20My decision is that Aviva is not liable to pay K.T. the disputed IRBs because K.T. has not complied with Aviva’s s.33 request for information, despite repeated requests and notice of the consequences of non-compliance. The evidence suggests to me that K.T.’s non-compliance was not inadvertent.
21As a result of my findings, it is unnecessary for me to consider K.T.’s entitlement to IRBs. In any event, without the requested bank records, it is difficult to determine how a fair decision would be made on the amount of her IRB entitlement.
AWARD
22Section 10 of Regulation 664 permits the Tribunal to award a lump sum of up to 50% of the amount to which the insured person (i.e. the applicant) was entitled at the time of the award together with interest on all amounts then owing (including unpaid interest) if it finds that that an insurer (i.e. the respondent) has “unreasonably” withheld or delayed payments.
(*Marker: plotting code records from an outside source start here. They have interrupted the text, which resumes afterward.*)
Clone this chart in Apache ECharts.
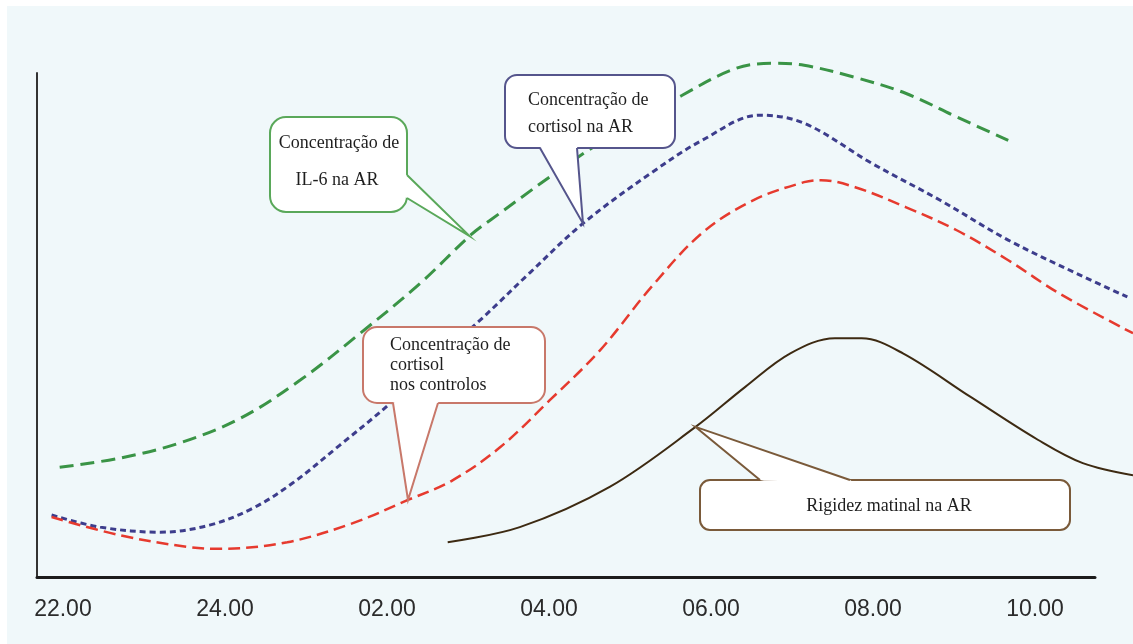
<!DOCTYPE html>
<html><head><meta charset="utf-8">
<script src="https://cdn.jsdelivr.net/npm/echarts@6/dist/echarts.min.js"></script>
<style>html,body{margin:0;padding:0;background:#fff}#c{width:1133px;height:644px}</style>
</head><body><div id="c"></div>
<script>
// x: hours after 22.00 ; y: relative level (arbitrary units)
const tickHours = [0, 2, 4, 6, 8, 10, 12];
const tickLabels = ['22.00', '24.00', '02.00', '04.00', '06.00', '08.00', '10.00'];

const il6X = [-0.04, 0.70, 1.44, 2.19, 2.93, 3.67, 4.41, 5.02, 5.27, 6.54, 7.64, 8.31, 8.77, 9.15, 9.78, 10.41, 11.04, 11.67];
const il6Y = [21.8, 23.6, 26.6, 31.5, 39.1, 48.4, 58.3, 67.7, 70.8, 85.3, 95.6, 101.0, 102.0, 101.6, 99.2, 96.0, 91.3, 86.7];

const cortArX = [-0.14, 0.46, 1.20, 1.81, 2.35, 2.84, 3.42, 4.04, 4.59, 5.15, 5.77, 6.42, 7.26, 7.89, 8.60, 9.15, 9.99, 10.83, 11.67, 12.51, 13.14];
const cortArY = [12.3, 9.9, 8.9, 10.3, 13.7, 18.7, 26.2, 34.5, 43.1, 51.0, 60.5, 70.2, 80.2, 86.7, 91.7, 90.1, 82.1, 74.8, 66.9, 60.3, 55.6];

const cortCtlX = [-0.14, 0.70, 1.53, 1.94, 2.77, 3.58, 4.26, 4.81, 5.40, 6.01, 6.63, 7.26, 7.89, 8.52, 9.15, 9.36, 9.78, 10.41, 11.04, 11.67, 12.30, 13.21];
const cortCtlY = [11.9, 8.3, 6.0, 5.6, 6.9, 10.7, 15.3, 19.2, 25.8, 35.1, 45.0, 57.5, 68.3, 74.8, 78.4, 78.8, 77.4, 73.4, 68.8, 62.9, 56.3, 48.4];

const stiffX = [4.75, 5.64, 6.75, 7.81, 8.42, 8.98, 9.53, 9.86, 10.37, 11.21, 12.04, 12.59, 13.21];
const stiffY = [6.9, 9.9, 17.9, 29.8, 37.7, 44.4, 47.4, 47.4, 44.4, 35.7, 27.2, 22.6, 20.2];

const zip = (xs, ys) => xs.map((x, i) => [x, ys[i]]);

const chart = echarts.init(document.getElementById('c'), null, {renderer: 'canvas'});
const hidden = {show: false};
const option = {
  backgroundColor: '#ffffff',
  animation: false,
  grid: [
    // visible axes
    {left: 37, right: 38, top: 73, bottom: 67, containLabel: false},
    // same scale, wider area so curves can run to the picture edge
    {left: 37, right: 0, top: 23, bottom: 67, containLabel: false}
  ],
  xAxis: [{
    type: 'value', gridIndex: 0, min: -0.32, max: 12.74,
    axisLine: {show: true, onZero: false, lineStyle: {color: '#1c1c1c', width: 3}},
    axisTick: hidden,
    splitLine: hidden,
    axisLabel: {
      customValues: tickHours,
      formatter: function (v) {
        for (let i = 0; i < tickHours.length; i++) if (Math.abs(tickHours[i] - v) < 1e-6) return tickLabels[i];
        return '';
      },
      fontSize: 23, color: '#2b2b2b', margin: 21,
      fontFamily: '"Liberation Sans", Arial, sans-serif'
    }
  }, {
    type: 'value', gridIndex: 1, min: -0.32, max: 13.21,
    axisLine: hidden, axisTick: hidden, axisLabel: hidden, splitLine: hidden
  }],
  yAxis: [{
    type: 'value', gridIndex: 0, min: 0, max: 100,
    axisLine: {show: true, onZero: false, lineStyle: {color: '#333333', width: 2}},
    axisTick: hidden, axisLabel: hidden, splitLine: hidden
  }, {
    type: 'value', gridIndex: 1, min: 0, max: 110,
    axisLine: hidden, axisTick: hidden, axisLabel: hidden, splitLine: hidden
  }],
  series: [
    {name: 'IL-6 AR', type: 'line', xAxisIndex: 1, yAxisIndex: 1, data: zip(il6X, il6Y), smooth: 0.35, symbol: 'none', clip: false,
     lineStyle: {color: '#3a9446', width: 3, type: [14, 7]}},
    {name: 'Cortisol AR', type: 'line', xAxisIndex: 1, yAxisIndex: 1, data: zip(cortArX, cortArY), smooth: 0.35, symbol: 'none', clip: false,
     lineStyle: {color: '#3d3d8c', width: 3, type: [6, 4]}},
    {name: 'Cortisol controlos', type: 'line', xAxisIndex: 1, yAxisIndex: 1, data: zip(cortCtlX, cortCtlY), smooth: 0.35, symbol: 'none', clip: false,
     lineStyle: {color: '#e63a2e', width: 2.5, type: [12, 6]}},
    {name: 'Rigidez AR', type: 'line', xAxisIndex: 1, yAxisIndex: 1, data: zip(stiffX, stiffY), smooth: 0.35, symbol: 'none', clip: false,
     lineStyle: {color: '#3d2a12', width: 2, type: 'solid'}}
  ]
};
chart.setOption(option);

function callout(box, b1, b2, tipData, color, r) {
  const [x0, y0, x1, y1] = box;
  const tip = chart.convertToPixel({xAxisIndex: 1, yAxisIndex: 1}, tipData);
  const cx = (x0 + x1) / 2, cy = (y0 + y1) / 2;
  const inward = p => {
    const dx = cx - p[0], dy = cy - p[1];
    const L = Math.sqrt(dx * dx + dy * dy) || 1;
    return [p[0] + dx / L * 4, p[1] + dy / L * 4];
  };
  return [
    {type: 'rect', z: 20, shape: {x: x0, y: y0, width: x1 - x0, height: y1 - y0, r: r},
     style: {fill: '#ffffff', stroke: color, lineWidth: 2}},
    {type: 'polygon', z: 21, shape: {points: [b1, tip, b2, inward(b2), inward(b1)]},
     style: {fill: '#ffffff', stroke: null}},
    {type: 'polyline', z: 22, shape: {points: [b1, tip, b2]},
     style: {stroke: color, lineWidth: 2, fill: null}}
  ];
}
function txt(x, y, s, align) {
  return {type: 'text', z: 23, x: x, y: y,
    style: {text: s, fill: '#1e1e1e', font: '18px "Liberation Serif", "Times New Roman", serif',
            textAlign: align, textVerticalAlign: 'middle'}};
}

const g = [{type: 'rect', z: -100, silent: true, shape: {x: 7, y: 6, width: 1126, height: 638}, style: {fill: '#f0f8fa'}}];
g.push(...callout([270, 117, 407, 212], [407, 175], [407, 198], [il6X[7], il6Y[7]], '#5aa85a', 16));
g.push(txt(339, 143, 'Concentração de', 'center'), txt(337, 180, 'IL-6 na AR', 'center'));

g.push(...callout([505, 75, 675, 148], [540, 148], [577, 148], [cortArX[11], cortArY[11]], '#55558c', 12));
g.push(txt(528, 100, 'Concentração de', 'left'), txt(528, 127, 'cortisol na AR', 'left'));

g.push(...callout([363, 327, 545, 403], [393, 403], [438, 403], [cortCtlX[6], cortCtlY[6]], '#c8786a', 14));
g.push(txt(390, 345, 'Concentração de', 'left'), txt(390, 365, 'cortisol', 'left'), txt(390, 385, 'nos controlos', 'left'));

g.push(...callout([700, 480, 1070, 530], [760, 480], [850, 480], [stiffX[3], stiffY[3]], '#7a5a3a', 10));
g.push(txt(889, 506, 'Rigidez matinal na AR', 'center'));

chart.setOption({graphic: g});
</script>
</body></html>
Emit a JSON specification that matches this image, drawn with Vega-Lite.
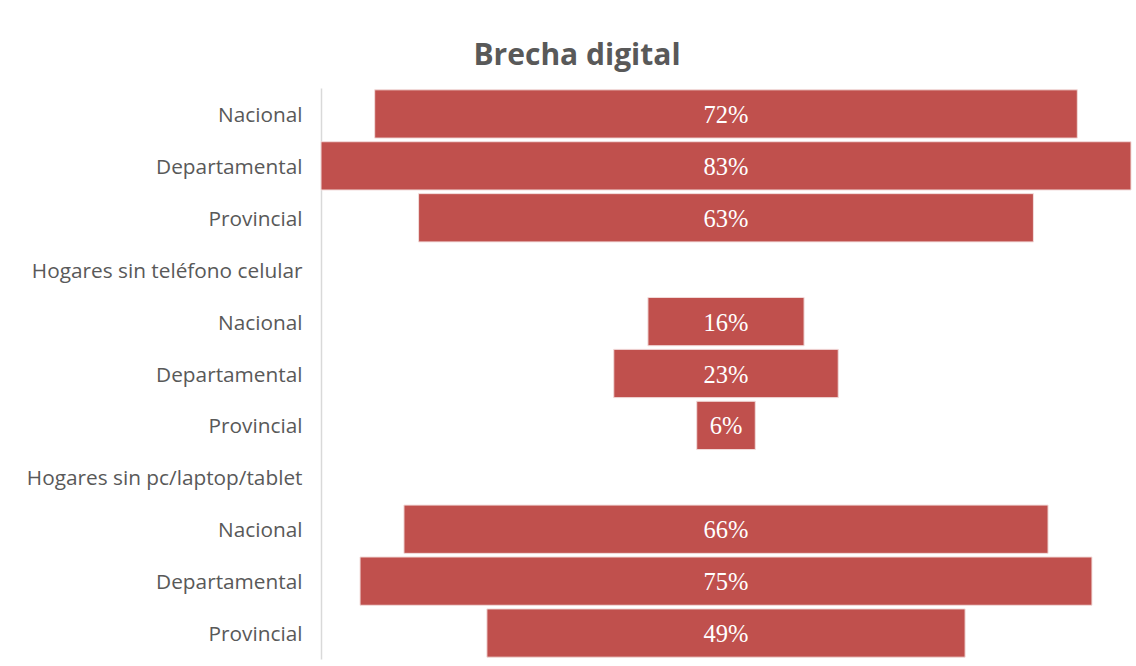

23Having found K.T.’s submissions on the s.33 compliance issue unpersuasive, there is no basis for her claim for an award.
CONCLUSION
24K.T.’s appeal is dismissed and with it her claim to interest and an award.
Released: June 18, 2019
___________________________
Christopher A. Ferguson,
Adjudicator
Footnotes
- O.Reg. 34/10
- i.e. s.10, Regulation 664, R.R.O. 1990, Insurance Act
- On the purported basis that K.T. was “a T4 employee and not self-employed” and that the Schedule did not require such persons to produce post-accident bank records. This theory was not advanced in K.T.’s submissions.